Jacobs brings us back to his central thesis – that representative story telling isn’t simply about metaphor but also about seeing those actual people represented on the page – whether they’re LGBTQ+, BIPOC or whatever. How each of us struggles, how each of us want largely the same things – stability, the chance to be who we believe ourselves to be and the respect of our peers.

Which brings the film to the present day. Jacobs explores what it means to be a person and asks: when we’re all different, what does that mean? Is there even a need to hide behind a mask in today’s comics?

The film ends with what is almost a call to arms – that everyone can find themselves reflected in comics, that in these stories we can all see our struggles, our triumphs and our hopes. It’s hugely uplifting and I was left feeling really inspired.
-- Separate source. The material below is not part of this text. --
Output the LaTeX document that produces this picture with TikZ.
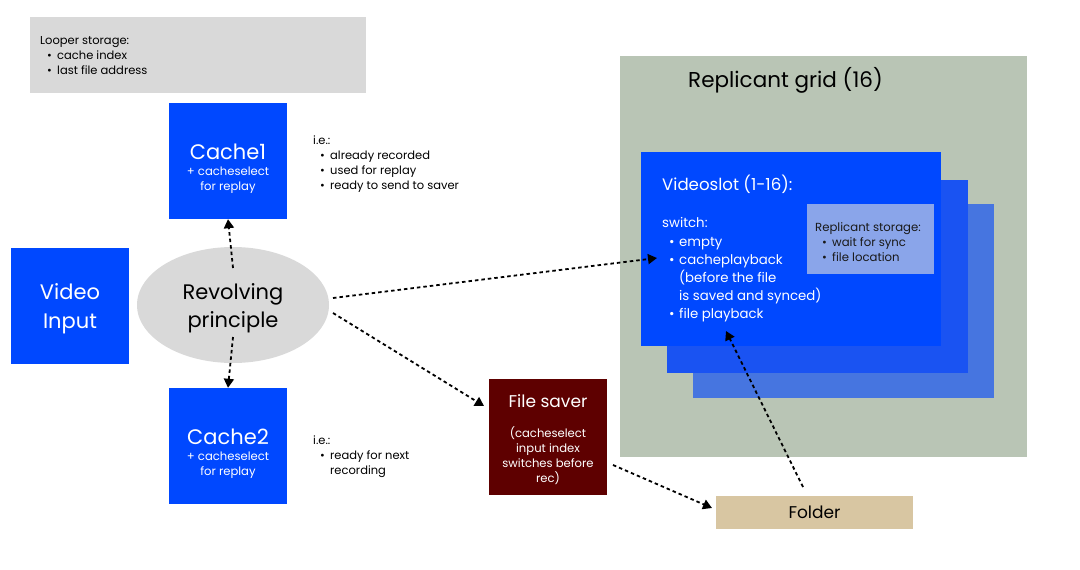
\documentclass[tikz,border=0pt]{standalone}
\usepackage{fontspec}
\setmainfont{Poppins}
\usetikzlibrary{arrows.meta,shapes.geometric,calc}
\definecolor{lgray}{HTML}{D9D9D9}
\definecolor{vblue}{HTML}{0048FF}
\definecolor{vblue2}{HTML}{1A53F2}
\definecolor{vblue3}{HTML}{4675E0}
\definecolor{rsblue}{HTML}{8AA5EA}
\definecolor{gridgreen}{HTML}{B9C5B5}
\definecolor{darkred}{HTML}{5E0000}
\definecolor{foldertan}{HTML}{D8C6A2}
\newcommand{\li}{\hspace*{7pt}\makebox[10pt][l]{•}}
\newcommand{\lic}{\hspace*{17pt}}
\tikzset{
  box/.style={rectangle, inner sep=0pt, draw=none},
  bluebox/.style={box, fill=vblue, text=white, minimum width=118pt, minimum height=116pt, align=center},
  txt/.style={inner sep=0pt, align=left, anchor=west},
  boxtitle/.style={inner sep=0pt, text=white, font=\fontsize{21}{24}\selectfont},
  boxsub/.style={inner sep=0pt, text=white, align=center, font=\fontsize{11.6}{15}\selectfont},
  conn/.style={line width=1.8pt, dash pattern=on 3.5pt off 3pt, -{Triangle[length=9pt,width=10pt]}},
}
\begin{document}
\begin{tikzpicture}[x=1pt,y=-1pt]
\useasboundingbox[fill=white] (0,0) rectangle (1080,570);
% looper storage
\node[box, fill=lgray, minimum width=336pt, minimum height=76pt] (looper) at (198,55) {};
\node[txt, font=\fontsize{11.5}{15}\selectfont] (looperTxt) at (40,56) {Looper storage:\\ \li cache index\\ \li last file address};
% caches
\node[bluebox] (cache1) at (228,161) {};
\node[boxtitle] (cache1Title) at (228,152) {Cache1};
\node[boxsub] (cache1Sub) at (228,180) {+ cacheselect\\ for replay};
\node[txt, font=\fontsize{11.5}{15}\selectfont] (ie1) at (313,164.5) {i.e.:\\ \li already recorded\\ \li used for replay\\ \li ready to send to saver};
\node[bluebox] (cache2) at (228,446) {};
\node[boxtitle] (cache2Title) at (228,437) {Cache2};
\node[boxsub] (cache2Sub) at (228,465) {+ cacheselect\\ for replay};
\node[txt, font=\fontsize{11.5}{15}\selectfont] (ie2) at (313,456.5) {i.e.:\\ \li ready for next\\ \lic recording};
% video input
\node[bluebox] (video) at (70,306) {};
\node[boxtitle, align=center, font=\fontsize{21}{29}\selectfont] (videoTxt) at (70,309) {Video\\ Input};
% revolving ellipse
\node[ellipse, fill=lgray, inner sep=0pt, minimum width=192pt, minimum height=116pt] (rev) at (233,305) {};
\node[inner sep=0pt, align=center, font=\fontsize{21}{28}\selectfont] (revTxt) at (233,308) {Revolving\\ principle};
% file saver
\node[box, fill=darkred, minimum width=118pt, minimum height=116pt] (saver) at (548,437) {};
\node[inner sep=0pt, text=white, font=\fontsize{17}{20}\selectfont] (saverTitle) at (548,401) {File saver};
\node[inner sep=0pt, text=white, align=center, font=\fontsize{11.6}{15}\selectfont] (saverSub) at (548,455.5) {(cacheselect\\ input index\\ switches before\\ rec)};
% folder
\node[box, fill=foldertan, minimum width=197pt, minimum height=33pt, font=\fontsize{17}{20}\selectfont] (folder) at (814.5,512.5) {Folder};
% replicant grid
\node[box, fill=gridgreen, minimum width=407pt, minimum height=401pt] (grid) at (823.5,256.5) {};
\node[inner sep=0pt, font=\fontsize{21.5}{24}\selectfont] (gridTitle) at (785.5,80) {Replicant grid (16)};
\node[box, fill=vblue3, minimum width=301pt, minimum height=194pt] (layer3) at (843.5,301) {};
\node[box, fill=vblue2, minimum width=301pt, minimum height=193pt] (layer2) at (817.5,276.5) {};
\node[box, fill=vblue, minimum width=300pt, minimum height=194pt] (slot) at (791,249) {};
\node[txt, text=white, font=\fontsize{16.6}{20}\selectfont] (slotTitle) at (662,184) {Videoslot (1-16):};
\node[txt, text=white, font=\fontsize{13.3}{18.2}\selectfont] (slotList) at (662,270) {switch:\\ \li empty\\ \li cacheplayback\\ \lic (before the file\\ \lic is saved and synced)\\ \li file playback};
\node[box, fill=rsblue, minimum width=127pt, minimum height=70pt] (repStore) at (870.5,239) {};
\node[txt, text=black!90, font=\fontsize{11.7}{15}\selectfont] (repTxt) at (815,242) {Replicant storage:\\ \li wait for sync\\ \li file location};
% connector end points
\coordinate (c1s) at (233,268);
\coordinate (c2s) at (233,337);
\coordinate (vs) at (333,298);
\coordinate (vt) at (657,258);
\coordinate (fs) at (333,313);
\coordinate (ft) at (484,406);
\coordinate (ss) at (613,465);
\coordinate (st) at (712,508);
\coordinate (os) at (803,487);
\coordinate (ot) at (726,331);
% connectors
\draw[conn] (c1s) -- (cache1.south);
\draw[conn] (c2s) -- (cache2.north);
\draw[conn] (vs) -- (vt);
\draw[conn] (fs) -- (ft);
\draw[conn] (ss) -- (st);
\draw[conn] (os) -- (ot);
\end{tikzpicture}
\end{document}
I’ve struggled to find anything wrong with this exploration of how comics show us back to ourselves – but I do have one quibble and I can understand why it’s not explored in the film and that’s the issue of who are superheroes fighting and what are they fighting for?

Too often for me heroes are trying to defend the status quo – a status quo which is frequently bad for their more diverse readership. To me it doesn’t matter if your heroes are BIPOC if they’re effectively tools of a society that rejects equality, right?

Nevertheless, the argument of so many of the creators in the film is that they changed their personal worlds by showing up and doing the work. It’s a powerful statement but Jacobs is smart to contrast this sensibility with Denys Cowan who is clearly moved by where he finds himself but remarks he’s seen it before and he’s seen this progress get rolled back with the clap of a hand. It’s a remarkably candid piece of commentary about both Marvel and wider society and sums up the strengths of this film perfectly.

Verdict: This film is well worth your time. More importantly, if you have younger people in your home who love Marvel this is a really, really good documentary about the world in which their heroes are made.

My rating: 9 secret identities out of 10.